Я благодарна судьбе за совместную работу с Валерием Гергиевым. Оркестр под его управлением всегда звучит как-то зрело, мужественно, что заставляет петь более страстно, а это, в свою очередь, вдохновляет дирижера. Он уделяет огромное внимание ритму. В 1994 году мы исполняли «Отелло», я была во втором составе и часто смотрела репетиции из зала. От сцены шторма натурально в дрожь бросало. Мне не нужно постоянно смотреть на него: Гёргиев выделяет фразу, я это слышу и сразу понимаю, что, если хочу поспеть за оркестром, следующие две фразы нужно спеть быстрее и с большим напором. Благодаря такому редкому взаимопониманию возникает ощущение, будто исполняешь «Травиату» впервые в жизни.
В музыке очень сильно эротическое начало. Леонард Бернштейн говорил, что дирижер занимается любовью с сотней человек одновременно. По рассказам очевидцев, Клайбер, дирижируя «Травиатой», не сводил влюбленных глаз с Илеаны Котрубас. Один джазовый музыкант рассказал мне, что Майлз Дэвис считал свою цель достигнутой, если в него влюблялись все женщины в зале. Да, по эмоциональному воздействию музыку можно сравнить только с любовью.
Эпизод третьего акта, когда Виолетта читает письмо от Альфреда, требует особого актерского таланта. От этой сцены во многом зависит, как зритель отнесется к Виолетте и ее судьбе. В хьюстонской постановке Виолетта злится на Альфреда за то, что тот никак не приходит, хоть и знает, что она умирает, — мощное зрелище, логично завершающееся ее криком «Слишком поздно!». Но в Метрополитен-опера образ Виолетты нежнее и печальнее.
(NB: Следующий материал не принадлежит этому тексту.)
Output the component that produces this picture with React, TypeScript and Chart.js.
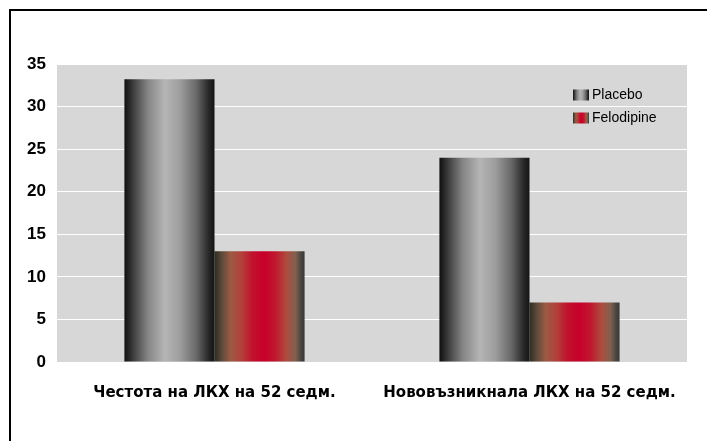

Простое чтение письма звучит более уместно и значительно, поскольку речь лучше выражает смысл, чем пение. Когда поешь, все гласные тянутся, при определенной сноровке можно даже сойти за носителя языка, но в речи ничего не скроешь. В ней существуют такие нюансы, которые порой волнуют меня больше, чем сложные вокальные пассажи.
Наконец Альфред с Жоржем Жермоном возвращаются. Альфред и Виолетта клянутся друг другу в любви, все прощено. На мгновение она снова становится счастливой, она верит, что поправится и будет вместе с любимым, но потом замертво падает на верхней си-бемоль — не слишком-то просто сыграть это так, чтобы публика поверила. Мы выходим из-за кулис, зал ревет, точно океан. Волна любви и восторга обрушивается на нас. Зрители рвут программки и бросают их в воздух — в Мет это категорически запрещено, но лично я не собираюсь их останавливать. На нас сыплется бумажный дождь, и аплодисменты, кажется, длятся дольше самой оперы. Я вдруг понимаю, что могла бы стоять так целую ночь.